▸ **Dataset rows**:
* * *

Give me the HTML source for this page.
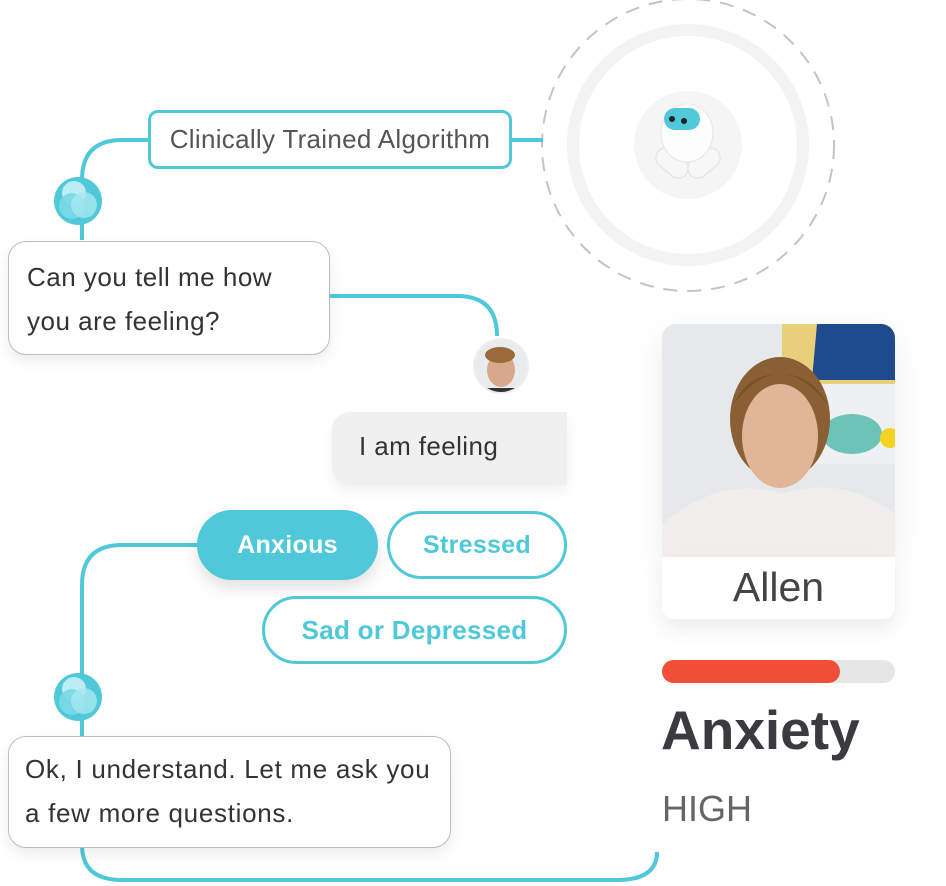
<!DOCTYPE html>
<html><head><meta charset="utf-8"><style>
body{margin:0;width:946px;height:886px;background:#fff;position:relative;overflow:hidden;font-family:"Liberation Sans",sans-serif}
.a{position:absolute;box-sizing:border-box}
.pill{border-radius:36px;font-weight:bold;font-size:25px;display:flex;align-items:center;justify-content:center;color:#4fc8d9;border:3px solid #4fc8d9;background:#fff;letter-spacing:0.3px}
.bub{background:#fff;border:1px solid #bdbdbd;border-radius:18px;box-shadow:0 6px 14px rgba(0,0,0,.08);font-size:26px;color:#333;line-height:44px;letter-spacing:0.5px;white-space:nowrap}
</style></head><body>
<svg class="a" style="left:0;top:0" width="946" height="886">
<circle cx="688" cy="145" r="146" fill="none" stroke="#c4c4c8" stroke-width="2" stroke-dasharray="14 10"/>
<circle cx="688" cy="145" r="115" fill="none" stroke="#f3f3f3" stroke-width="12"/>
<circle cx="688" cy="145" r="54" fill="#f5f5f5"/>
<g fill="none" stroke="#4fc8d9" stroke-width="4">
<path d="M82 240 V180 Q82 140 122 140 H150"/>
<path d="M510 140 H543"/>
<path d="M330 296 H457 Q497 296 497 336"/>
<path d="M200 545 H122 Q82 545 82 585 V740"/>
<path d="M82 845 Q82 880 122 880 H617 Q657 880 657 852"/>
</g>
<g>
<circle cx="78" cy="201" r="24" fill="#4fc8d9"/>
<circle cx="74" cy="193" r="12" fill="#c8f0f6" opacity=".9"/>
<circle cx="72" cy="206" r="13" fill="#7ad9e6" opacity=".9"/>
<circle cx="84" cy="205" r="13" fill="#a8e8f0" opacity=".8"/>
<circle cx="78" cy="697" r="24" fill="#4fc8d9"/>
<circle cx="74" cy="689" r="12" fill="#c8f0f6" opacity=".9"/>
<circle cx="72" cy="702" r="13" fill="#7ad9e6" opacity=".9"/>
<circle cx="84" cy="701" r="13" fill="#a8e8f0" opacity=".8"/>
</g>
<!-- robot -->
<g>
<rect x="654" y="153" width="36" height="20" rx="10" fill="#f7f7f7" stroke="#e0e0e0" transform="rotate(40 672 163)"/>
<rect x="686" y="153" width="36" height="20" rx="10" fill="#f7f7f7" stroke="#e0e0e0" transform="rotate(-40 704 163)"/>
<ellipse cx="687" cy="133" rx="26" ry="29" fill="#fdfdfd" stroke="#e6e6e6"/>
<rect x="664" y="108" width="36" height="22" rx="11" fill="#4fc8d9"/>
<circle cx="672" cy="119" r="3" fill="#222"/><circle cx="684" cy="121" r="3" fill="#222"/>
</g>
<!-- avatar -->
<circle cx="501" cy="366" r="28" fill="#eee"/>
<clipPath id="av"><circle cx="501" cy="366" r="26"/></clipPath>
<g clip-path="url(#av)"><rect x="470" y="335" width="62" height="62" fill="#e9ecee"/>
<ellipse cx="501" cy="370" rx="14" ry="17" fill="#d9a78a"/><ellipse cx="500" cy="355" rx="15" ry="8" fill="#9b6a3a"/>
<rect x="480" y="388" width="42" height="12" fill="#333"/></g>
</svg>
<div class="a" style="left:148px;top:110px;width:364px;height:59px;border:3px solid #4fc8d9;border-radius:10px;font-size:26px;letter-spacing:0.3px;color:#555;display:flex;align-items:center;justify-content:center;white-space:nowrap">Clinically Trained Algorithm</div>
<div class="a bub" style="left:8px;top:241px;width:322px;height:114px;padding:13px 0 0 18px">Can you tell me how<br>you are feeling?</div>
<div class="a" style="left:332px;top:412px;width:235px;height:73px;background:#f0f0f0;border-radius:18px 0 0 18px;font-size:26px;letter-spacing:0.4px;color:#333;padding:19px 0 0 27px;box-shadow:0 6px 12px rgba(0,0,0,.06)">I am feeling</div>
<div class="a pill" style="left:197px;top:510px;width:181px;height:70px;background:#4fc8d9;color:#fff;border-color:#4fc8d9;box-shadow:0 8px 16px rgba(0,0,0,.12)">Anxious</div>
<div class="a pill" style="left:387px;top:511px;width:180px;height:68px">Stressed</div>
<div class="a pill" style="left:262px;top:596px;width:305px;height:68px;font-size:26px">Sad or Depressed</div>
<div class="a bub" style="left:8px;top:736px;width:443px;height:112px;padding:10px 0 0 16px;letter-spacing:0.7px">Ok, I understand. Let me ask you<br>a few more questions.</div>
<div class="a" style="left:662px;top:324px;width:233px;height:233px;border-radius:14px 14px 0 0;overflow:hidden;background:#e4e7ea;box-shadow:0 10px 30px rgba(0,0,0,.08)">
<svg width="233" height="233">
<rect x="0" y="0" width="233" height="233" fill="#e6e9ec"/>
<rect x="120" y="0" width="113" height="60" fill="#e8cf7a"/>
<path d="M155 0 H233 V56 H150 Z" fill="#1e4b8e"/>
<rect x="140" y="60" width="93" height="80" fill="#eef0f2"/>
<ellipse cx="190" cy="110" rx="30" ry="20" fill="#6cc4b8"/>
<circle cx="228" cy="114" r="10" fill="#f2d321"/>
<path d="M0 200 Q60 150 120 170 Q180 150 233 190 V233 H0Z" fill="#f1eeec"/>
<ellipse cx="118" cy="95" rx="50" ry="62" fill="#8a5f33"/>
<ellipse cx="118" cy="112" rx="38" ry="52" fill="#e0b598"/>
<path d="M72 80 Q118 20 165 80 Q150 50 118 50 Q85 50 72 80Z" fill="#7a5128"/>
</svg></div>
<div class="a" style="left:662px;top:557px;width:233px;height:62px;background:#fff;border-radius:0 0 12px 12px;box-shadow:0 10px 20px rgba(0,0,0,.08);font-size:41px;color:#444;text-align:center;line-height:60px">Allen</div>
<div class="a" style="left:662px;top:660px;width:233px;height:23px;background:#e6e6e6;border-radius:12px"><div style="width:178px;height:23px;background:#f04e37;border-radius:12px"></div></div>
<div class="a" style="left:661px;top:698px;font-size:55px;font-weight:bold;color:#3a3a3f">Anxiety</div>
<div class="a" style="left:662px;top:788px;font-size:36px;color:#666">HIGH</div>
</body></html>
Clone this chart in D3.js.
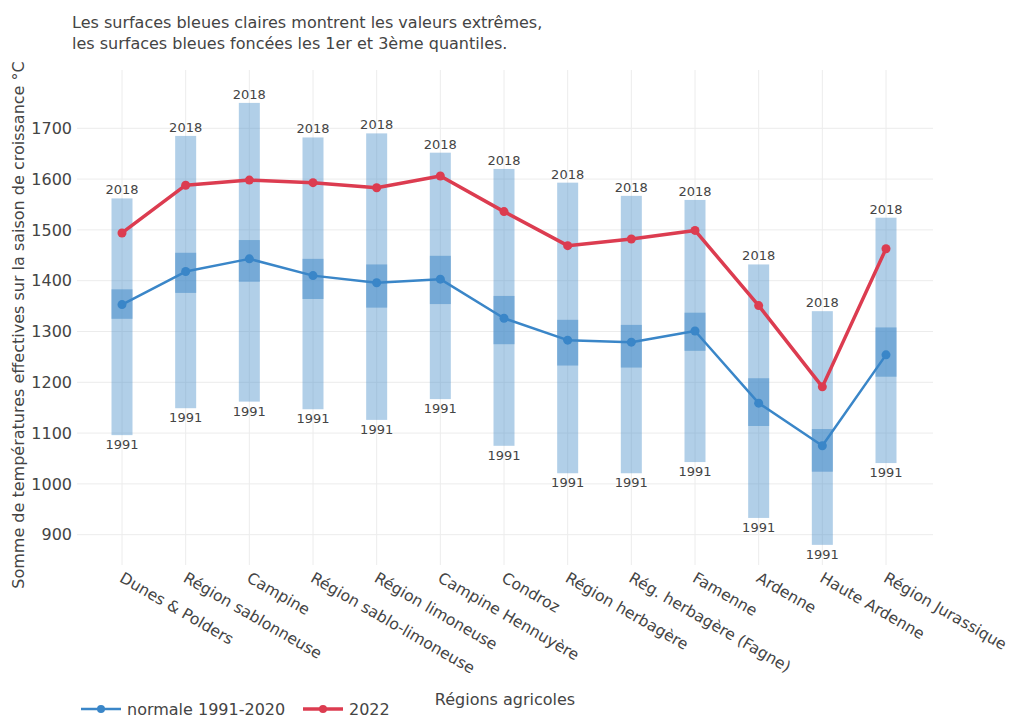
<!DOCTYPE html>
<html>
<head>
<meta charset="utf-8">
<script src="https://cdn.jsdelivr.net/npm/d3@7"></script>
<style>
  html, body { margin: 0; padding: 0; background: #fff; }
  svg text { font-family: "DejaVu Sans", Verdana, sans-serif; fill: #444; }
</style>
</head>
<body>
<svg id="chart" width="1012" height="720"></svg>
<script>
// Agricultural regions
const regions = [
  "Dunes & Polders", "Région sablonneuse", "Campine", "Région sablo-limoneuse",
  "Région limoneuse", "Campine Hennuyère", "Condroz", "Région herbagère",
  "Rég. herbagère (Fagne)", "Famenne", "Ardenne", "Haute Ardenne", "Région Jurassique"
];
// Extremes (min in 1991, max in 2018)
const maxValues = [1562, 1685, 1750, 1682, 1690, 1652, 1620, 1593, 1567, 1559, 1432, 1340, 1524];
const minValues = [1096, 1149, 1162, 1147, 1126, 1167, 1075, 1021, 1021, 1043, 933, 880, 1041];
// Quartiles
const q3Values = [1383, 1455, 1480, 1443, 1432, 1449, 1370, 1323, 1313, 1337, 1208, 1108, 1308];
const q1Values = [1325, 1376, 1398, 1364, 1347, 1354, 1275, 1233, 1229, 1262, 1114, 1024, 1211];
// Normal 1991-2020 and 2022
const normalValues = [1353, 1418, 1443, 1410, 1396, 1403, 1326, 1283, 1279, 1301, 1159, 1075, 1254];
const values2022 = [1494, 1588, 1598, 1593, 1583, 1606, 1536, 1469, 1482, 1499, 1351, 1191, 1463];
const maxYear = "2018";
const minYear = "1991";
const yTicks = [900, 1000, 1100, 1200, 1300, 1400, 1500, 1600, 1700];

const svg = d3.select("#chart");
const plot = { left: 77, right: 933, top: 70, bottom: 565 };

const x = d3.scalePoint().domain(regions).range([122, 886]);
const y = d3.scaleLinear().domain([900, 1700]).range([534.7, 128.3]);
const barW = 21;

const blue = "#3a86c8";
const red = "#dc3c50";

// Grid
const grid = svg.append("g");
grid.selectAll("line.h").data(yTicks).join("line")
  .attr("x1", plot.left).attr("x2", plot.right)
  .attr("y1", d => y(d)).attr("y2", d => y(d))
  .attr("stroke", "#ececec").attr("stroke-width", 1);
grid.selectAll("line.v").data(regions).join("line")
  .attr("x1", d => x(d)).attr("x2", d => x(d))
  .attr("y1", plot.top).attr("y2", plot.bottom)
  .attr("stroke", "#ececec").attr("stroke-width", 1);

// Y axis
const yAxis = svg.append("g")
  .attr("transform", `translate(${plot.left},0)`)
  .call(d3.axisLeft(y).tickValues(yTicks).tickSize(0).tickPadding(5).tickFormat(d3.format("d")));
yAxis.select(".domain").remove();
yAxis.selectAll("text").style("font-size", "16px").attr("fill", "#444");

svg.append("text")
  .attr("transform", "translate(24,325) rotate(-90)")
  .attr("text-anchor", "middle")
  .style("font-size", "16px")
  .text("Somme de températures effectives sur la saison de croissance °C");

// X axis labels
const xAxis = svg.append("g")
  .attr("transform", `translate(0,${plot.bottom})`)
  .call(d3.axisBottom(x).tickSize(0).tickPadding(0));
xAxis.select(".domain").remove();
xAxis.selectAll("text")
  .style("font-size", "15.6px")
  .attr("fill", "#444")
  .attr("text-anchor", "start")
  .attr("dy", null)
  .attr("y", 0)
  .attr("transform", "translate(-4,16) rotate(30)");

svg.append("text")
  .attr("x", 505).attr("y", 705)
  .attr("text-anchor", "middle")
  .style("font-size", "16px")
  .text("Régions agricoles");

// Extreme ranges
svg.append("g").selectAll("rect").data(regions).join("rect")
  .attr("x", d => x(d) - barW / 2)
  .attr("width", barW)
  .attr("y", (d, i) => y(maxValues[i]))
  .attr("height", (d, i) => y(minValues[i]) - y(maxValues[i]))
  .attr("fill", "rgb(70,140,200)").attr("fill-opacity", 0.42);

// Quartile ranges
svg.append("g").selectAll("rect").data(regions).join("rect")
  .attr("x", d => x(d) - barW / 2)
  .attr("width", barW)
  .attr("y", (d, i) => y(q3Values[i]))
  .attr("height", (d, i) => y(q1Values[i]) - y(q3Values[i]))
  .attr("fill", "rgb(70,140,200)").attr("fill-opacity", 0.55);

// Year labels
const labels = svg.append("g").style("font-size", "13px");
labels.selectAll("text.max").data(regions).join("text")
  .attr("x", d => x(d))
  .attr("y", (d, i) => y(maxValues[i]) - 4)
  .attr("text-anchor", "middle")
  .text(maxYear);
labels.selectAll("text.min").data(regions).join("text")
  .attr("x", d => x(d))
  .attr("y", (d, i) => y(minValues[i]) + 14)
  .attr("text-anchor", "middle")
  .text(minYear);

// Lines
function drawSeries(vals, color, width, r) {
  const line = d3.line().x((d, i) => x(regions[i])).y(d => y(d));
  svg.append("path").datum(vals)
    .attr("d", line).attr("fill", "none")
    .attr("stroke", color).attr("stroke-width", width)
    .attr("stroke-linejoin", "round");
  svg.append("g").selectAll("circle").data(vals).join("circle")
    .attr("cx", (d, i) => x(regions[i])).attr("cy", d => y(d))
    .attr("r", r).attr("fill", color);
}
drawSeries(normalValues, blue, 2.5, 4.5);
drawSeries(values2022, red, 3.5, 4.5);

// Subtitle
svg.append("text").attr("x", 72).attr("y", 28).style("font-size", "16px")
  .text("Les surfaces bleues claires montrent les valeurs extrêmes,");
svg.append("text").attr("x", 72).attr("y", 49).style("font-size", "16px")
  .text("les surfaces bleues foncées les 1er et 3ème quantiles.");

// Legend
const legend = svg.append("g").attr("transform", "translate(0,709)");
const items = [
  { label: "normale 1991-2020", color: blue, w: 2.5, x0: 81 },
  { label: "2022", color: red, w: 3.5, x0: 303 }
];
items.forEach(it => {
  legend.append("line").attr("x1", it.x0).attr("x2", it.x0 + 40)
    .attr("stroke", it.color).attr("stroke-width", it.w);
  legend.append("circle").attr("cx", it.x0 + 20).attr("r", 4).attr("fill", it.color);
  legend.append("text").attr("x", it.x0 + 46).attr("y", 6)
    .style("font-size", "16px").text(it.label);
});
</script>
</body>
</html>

* * *

▸ **Problem requirements**:
Only the lines from "Clone this chart in D3.js." through "1500, 1600, 1700];" should appear in your output, copied exactly with both end lines, and with no pictures.

▸ **Exercise output**:
Clone this chart in D3.js.
<!DOCTYPE html>
<html>
<head>
<meta charset="utf-8">
<script src="https://cdn.jsdelivr.net/npm/d3@7"></script>
<style>
  html, body { margin: 0; padding: 0; background: #fff; }
  svg text { font-family: "DejaVu Sans", Verdana, sans-serif; fill: #444; }
</style>
</head>
<body>
<svg id="chart" width="1012" height="720"></svg>
<script>
// Agricultural regions
const regions = [
  "Dunes & Polders", "Région sablonneuse", "Campine", "Région sablo-limoneuse",
  "Région limoneuse", "Campine Hennuyère", "Condroz", "Région herbagère",
  "Rég. herbagère (Fagne)", "Famenne", "Ardenne", "Haute Ardenne", "Région Jurassique"
];
// Extremes (min in 1991, max in 2018)
const maxValues = [1562, 1685, 1750, 1682, 1690, 1652, 1620, 1593, 1567, 1559, 1432, 1340, 1524];
const minValues = [1096, 1149, 1162, 1147, 1126, 1167, 1075, 1021, 1021, 1043, 933, 880, 1041];
// Quartiles
const q3Values = [1383, 1455, 1480, 1443, 1432, 1449, 1370, 1323, 1313, 1337, 1208, 1108, 1308];
const q1Values = [1325, 1376, 1398, 1364, 1347, 1354, 1275, 1233, 1229, 1262, 1114, 1024, 1211];
// Normal 1991-2020 and 2022
const normalValues = [1353, 1418, 1443, 1410, 1396, 1403, 1326, 1283, 1279, 1301, 1159, 1075, 1254];
const values2022 = [1494, 1588, 1598, 1593, 1583, 1606, 1536, 1469, 1482, 1499, 1351, 1191, 1463];
const maxYear = "2018";
const minYear = "1991";
const yTicks = [900, 1000, 1100, 1200, 1300, 1400, 1500, 1600, 1700];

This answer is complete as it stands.